2025年1月22日、名古屋整形外科セミナーを開催しました。
まず、中東遠総合医療センター 整形外科 医長 大島和馬先生から、講演「地域住民におけるびまん性特発性脊椎骨増殖症(DISH)の特徴」がありました。
DISHは1976年に定義された脊椎の強直をきたす病態で、軽微な転倒でも偽関節や脊髄損傷のリスクとなるほか、粗鬆骨であることも問題である。地域住民検診でDISHの特徴を調査した。DISHは高齢、男性、BMI高値が関連し、QOLの低下との関連があったほか、男性ではDISHとロコモの関連も認められた。
特別講演講師に大阪公立大学大学院医学研究科 整形外科学 教授 寺井秀富先生をお招きし、ご講演「脊椎疾患に伴う疼痛と手術治療戦略」を賜りました。

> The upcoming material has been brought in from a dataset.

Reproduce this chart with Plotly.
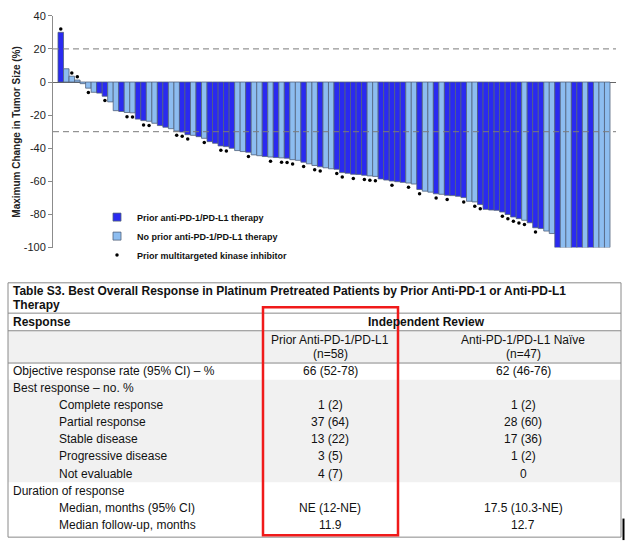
import plotly.graph_objects as go

W, H = 625, 550

# ---------------- data: waterfall ----------------
change = [
    30, 8, 3.5, 1.2, -1, -3.7, -6.2, -6.7, -8.6, -12,
    -17.3, -17.8, -18.4, -18.6, -22.4, -23.3, -23.7, -24.9, -26.3, -27.3,
    -28.2, -29.6, -30.2, -31.8, -32.2, -33, -34, -36, -37, -38.6,
    -39, -40, -41.4, -42, -42.4, -44, -44.5, -45, -45.3, -45.6,
    -45.8, -46, -46.9, -47.3, -48.4, -49.4, -50.4, -51.2, -51.8, -52.4,
    -52.7, -54.7, -55.1, -55.7, -55.8, -56.3, -56.7, -57, -58.5, -59.2,
    -59.8, -60.2, -60.6, -61, -61.6, -64.9, -65.9, -66.5, -67.5, -67.8,
    -68.4, -68.6, -69, -69.8, -72, -72.4, -74, -76.9, -77.3, -77.5,
    -78.5, -80, -81.5, -82.5, -83.5, -85, -88, -88.5, -90, -91.5,
    -100, -100, -100, -100, -100, -100, -100, -100, -100, -100,
]
# P = prior anti-PD-1/PD-L1 therapy, N = no prior
group = list(
    "PNNNNNNPPN"
    "NPNNPPNNPP"
    "NNPPNPNPPP"
    "PPNNPNNPNP"
    "NPNNPNNPNN"
    "PPPPPPNNPP"
    "PPPNNPNNPN"
    "PPPPNNPPPP"
    "PPPPNPPPNN"
    "PNNPPNPNNN"
)
# patients with prior multitargeted kinase inhibitor
mki = [1, 3, 4, 6, 9, 13, 14, 16, 17, 22, 23, 24, 27, 30, 31, 35, 39, 41, 42, 43,
       45, 47, 48, 51, 52, 54, 56, 57, 58, 61, 64, 66, 69, 71, 74, 76, 77, 81, 82,
       83, 84, 85, 87, 93, 98, 99, 100]

y_ticks = [40, 20, 0, -20, -40, -60, -80, -100]
y_tick_labels = ["40", "20", "0", "-20", "-40", "-60", "-80", "-100"]
ref_lines = [20, -30]
y_title = "Maximum Change in Tumor Size (%)"
legend_labels = ["Prior anti-PD-1/PD-L1 therapy",
                 "No prior anti-PD-1/PD-L1 therapy",
                 "Prior multitargeted kinase inhibitor"]

# ---------------- data: table ----------------
table_title = ["Table S3. Best Overall Response in Platinum Pretreated Patients by Prior Anti-PD-1 or Anti-PD-L1",
               "Therapy"]
head_left = "Response"
head_span = "Independent Review"
col_heads = [["Prior Anti-PD-1/PD-L1", "(n=58)"], ["Anti-PD-1/PD-L1 Naïve", "(n=47)"]]
row_labels = ["Objective response rate (95% CI) – %", "Best response – no. %",
              "Complete response", "Partial response", "Stable disease",
              "Progressive disease", "Not evaluable", "Duration of response",
              "Median, months (95% CI)", "Median follow-up, months"]
row_indent = [0, 0, 1, 1, 1, 1, 1, 0, 1, 1]
prior_vals = ["66 (52-78)", "", "1 (2)", "37 (64)", "13 (22)", "3 (5)", "4 (7)", "",
              "NE (12-NE)", "11.9"]
naive_vals = ["62 (46-76)", "", "1 (2)", "28 (60)", "17 (36)", "1 (2)", "0", "",
              "17.5 (10.3-NE)", "12.7"]

# ---------------- styles ----------------
DARK = "#2a2af0"
LIGHT = "#8dbdf0"
EDGE = "#52627c"
FONT = "Liberation Sans, Arial, sans-serif"
GRID = "#8a8a8a"


def px(x):
    return x / W


def py(y):
    return 1 - y / H


patients = list(range(1, len(change) + 1))
colors = [DARK if g == "P" else LIGHT for g in group]

fig = go.Figure()
fig.add_trace(go.Bar(
    x=patients, y=change, width=1,
    marker=dict(color=colors, line=dict(color=EDGE, width=0.8)),
    showlegend=False, hoverinfo="skip"))

dot_y = [change[i - 1] + (2.0 if change[i - 1] > 0 else -2.6) for i in mki]
fig.add_trace(go.Scatter(
    x=mki, y=dot_y, mode="markers", cliponaxis=False,
    marker=dict(color="black", size=3.5), showlegend=False, hoverinfo="skip"))

# legend entries
fig.add_trace(go.Scatter(x=[None], y=[None], mode="markers", name="<b>" + legend_labels[0] + "</b>",
                         marker=dict(symbol="square", size=8, color=DARK, line=dict(color=EDGE, width=0.8))))
fig.add_trace(go.Scatter(x=[None], y=[None], mode="markers", name="<b>" + legend_labels[1] + "</b>",
                         marker=dict(symbol="square", size=8, color=LIGHT, line=dict(color=EDGE, width=0.8))))
fig.add_trace(go.Scatter(x=[None], y=[None], mode="markers", name="<b>" + legend_labels[2] + "</b>",
                         marker=dict(symbol="circle", size=3.5, color="black")))

pitch = (610 - 58) / len(change)
fig.update_xaxes(domain=[px(53), px(616)],
                 range=[0.5 - 5 / pitch, len(change) + 0.5 + 6 / pitch],
                 visible=False, fixedrange=True)
fig.update_yaxes(domain=[py(247), py(10)], range=[-100, 40],
                 tickvals=y_ticks, ticktext=y_tick_labels,
                 ticks="outside", ticklen=4, tickcolor="#888", tickwidth=1,
                 showline=True, linecolor="#8c8c8c", linewidth=1,
                 zeroline=True, zerolinecolor="#666", zerolinewidth=1,
                 showgrid=False, fixedrange=True,
                 tickfont=dict(family=FONT, size=11, color="#222"))

shapes = []
for v in ref_lines:
    shapes.append(dict(type="line", xref="x domain", x0=0, x1=1, yref="y", y0=v, y1=v,
                       line=dict(color="#7a7a7a", width=1, dash="6px,4px"), layer="above"))

annotations = [dict(text="<b>" + y_title + "</b>", x=px(17), y=py(128.5), xref="paper", yref="paper",
                    textangle=-90, showarrow=False, xanchor="center", yanchor="middle",
                    font=dict(family=FONT, size=10, color="#222"))]

# ---------------- table ----------------
TL, TR = 8, 621
TEXT = "#111"
shapes += [
    dict(type="rect", xref="paper", yref="paper", x0=px(TL), x1=px(TR), y0=py(332), y1=py(365),
         fillcolor="#f1f1f1", line=dict(width=0), layer="below"),
    dict(type="rect", xref="paper", yref="paper", x0=px(TL), x1=px(TR), y0=py(382), y1=py(487),
         fillcolor="#f1f1f1", line=dict(width=0), layer="below"),
]
for yl in (314, 332, 365):
    shapes.append(dict(type="line", xref="paper", yref="paper", x0=px(TL), x1=px(TR), y0=py(yl), y1=py(yl),
                       line=dict(color=GRID, width=1)))
shapes.append(dict(type="rect", xref="paper", yref="paper", x0=px(TL), x1=px(TR), y0=py(283), y1=py(543),
                   line=dict(color=GRID, width=1)))
shapes.append(dict(type="rect", xref="paper", yref="paper", x0=px(263), x1=px(398), y0=py(308), y1=py(541),
                   line=dict(color="#f01a1a", width=2.5)))
shapes.append(dict(type="line", xref="paper", yref="paper", x0=px(623.5), x1=px(623.5), y0=py(524), y1=py(546),
                   line=dict(color="black", width=2)))


def add_text(t, x, y, anchor="left", bold=False, size=12):
    annotations.append(dict(text=("<b>" + t + "</b>") if bold else t, x=px(x), y=py(y),
                            xref="paper", yref="paper", showarrow=False, xanchor=anchor,
                            yanchor="middle", font=dict(family=FONT, size=size, color=TEXT)))


add_text(table_title[0], 11, 291.5, bold=True)
add_text(table_title[1], 11, 306, bold=True)
add_text(head_left, 11, 323, bold=True)
COLX = [330, 523]
add_text(head_span, (COLX[0] + COLX[1]) / 2, 323, anchor="center", bold=True)
for cx, lines in zip(COLX, col_heads):
    add_text(lines[0], cx, 341, anchor="center")
    add_text(lines[1], cx, 355.5, anchor="center")

ROW0, STEP = 373, 17.5
for i, (lab, ind, a, b) in enumerate(zip(row_labels, row_indent, prior_vals, naive_vals)):
    yy = ROW0 + i * STEP
    add_text(lab, 57 if ind else 11, yy)
    if a:
        add_text(a, COLX[0], yy, anchor="center")
    if b:
        add_text(b, COLX[1], yy, anchor="center")

fig.update_layout(
    width=W, height=H, margin=dict(l=0, r=0, t=0, b=0),
    paper_bgcolor="white", plot_bgcolor="white",
    bargap=0, barmode="overlay",
    shapes=shapes, annotations=annotations,
    legend=dict(x=px(97), y=py(201), xanchor="left", yanchor="top",
                bgcolor="rgba(0,0,0,0)", borderwidth=0, itemwidth=30, tracegroupgap=0,
                font=dict(family=FONT, size=9, color="#111")),
    font=dict(family=FONT),
    hovermode=False,
)

fig.write_html("out.html", config={"displayModeBar": False, "staticPlot": True},
               post_script="document.body.style.margin='0';document.body.style.overflow='hidden';")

脊椎疾患の治療対象は、痛み、機能、形状である。痛みに着目すると、疾患によっては侵害受容性、神経障害性、痛覚変調性疼痛にまたがっている。骨粗鬆症性椎体骨折では、様々な病態があるためそれぞれに対する手術治療も様々存在する。まずは椎体形成術単独の適応を考え、順に検討する。前方固定は開創器の改良などによって近年手術侵襲が低減した。Revisionにimpaction bone graftingを応用する工夫も行っている。頚椎症性神経根症は典型的な神経障害性疼痛で、投薬はガイドラインを参考に行う。頚椎は腰椎と異なって椎間孔部に黄色靱帯が存在せず、手術時は注意が必要である。腰部脊柱管狭窄症では、静的圧迫×動的圧迫+炎症の結果が神経障害となると考えるとわかりやすく、静的圧迫または動的圧迫ゼロを目指す。BESS/UBEは視野がよく、また椎間関節温存に優れ、良好な成績が得られる。疼痛の原因を知って、必要最小限の手術を行うことが重要である。
多数の先生方にご参加いただきましたことに深謝申し上げます。